I have spent some time with the new and hopefully “improved” Samsung Galaxy Fold but while that’s not enough to give you a full judgement, here’s what I can say with full conviction -
The Samsung Galaxy Fold is the future of all smartphones. Or at least, this is what all smartphones should aspire to be in the days to come. I have absolutely no doubts about that.
The Galaxy Fold isn’t there yet, and I will not recommend all of you to invest Rs 1.65 lakh on it, but if you do, chances are you won’t even care about the whole back story. You’ll be in it for the experience. That experience, for the lack of a better word, will be magical.

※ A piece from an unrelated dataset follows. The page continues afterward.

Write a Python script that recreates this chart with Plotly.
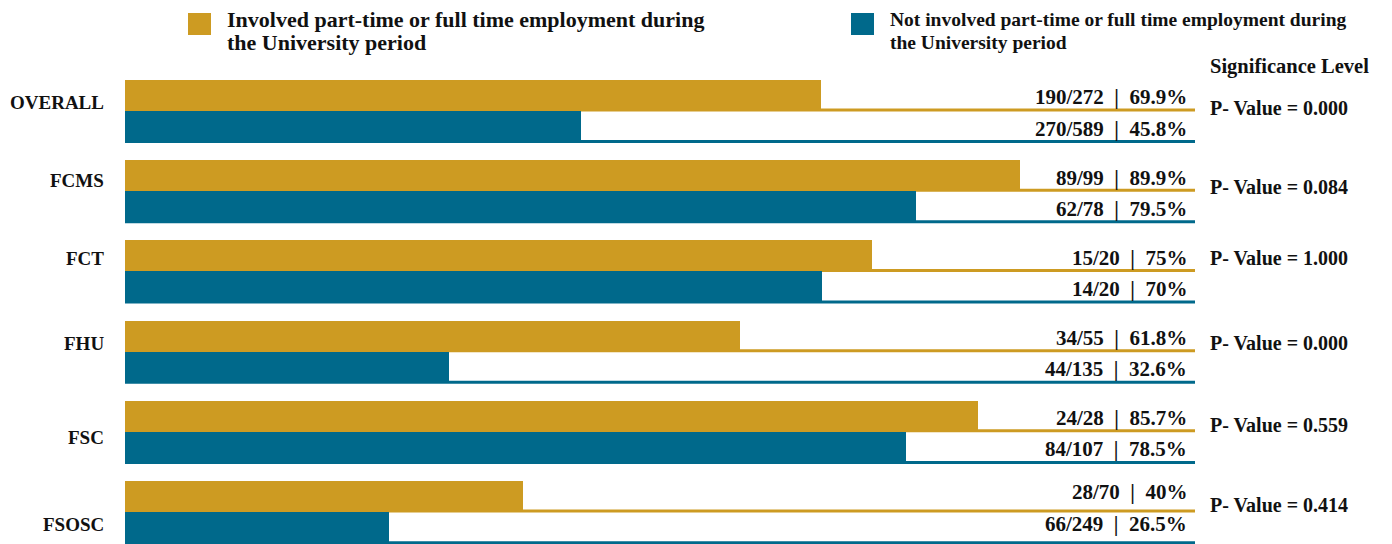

Somehow, there’s something very satisfying about unfolding the Galaxy Fold – and then folding it back as it snaps together. It's a very confident snap too. Very solid. Not everybody will be able to put it in their pocket, but if you do have deep pockets – you should, you just bought the Galaxy Fold after all (pun intended) - sliding the Galaxy Fold all the way in, then taking it out – the feeling, that’s priceless.
The Galaxy Fold exudes luxury from the get-go – no wonder, Samsung will be offering deliveries through a concierge.
As for usability, well let’s just say, I have mixed feelings – but mostly they are positive. The inner screen is obviously plastic – no one's been able to bend glass that way yet – and there’s a distinct crease at the center where the thing folds. You may be able to not see it while watching content but it’s definitely there all the time – and you will definitely see it when the screen is off. That’s what you’ll have to get used to, the way you get used to display cutouts.
Speaking of which, there’s a thick notch at the top left, that you can’t also ignore. Especially while watching content.
Coming to the outer screen, it’s sharper, but it’s largely unusable because of the size and aspect ratio. At best, you can use it to view the time, and check on quick notifications – that's about it.
Samsung’s app continuity feature works as advertised. This means if you have an application open on the outer screen, it will be right there on the inner screen when you unfold it, and it will be there fully resized for that form factor. Running three apps together on that inner screen also works like a charm – those looking for more, can of course, use Samsung’s floating multi-windows.
Flagship-grade hardware ensures everything works seamlessly and without any visible lag – at least, that was the case during my brief usage.
But should it all hold up together beyond that first magical stint, is something that only time will tell. The same is true about the durability of the Galaxy Fold. I can’t vouch for it, no one can. And that’s what makes it a tougher sell.
Still, if that insanely new form factor entices you, you can buy the Samsung Galaxy Fold in India, or rather pre-order it, starting October 4 online on Samsung’s official online store, Samsung Shop, and offline in 35 cities across select 315 outlets, including the Samsung Opera House in Bengaluru. Shipping will commence from October 20.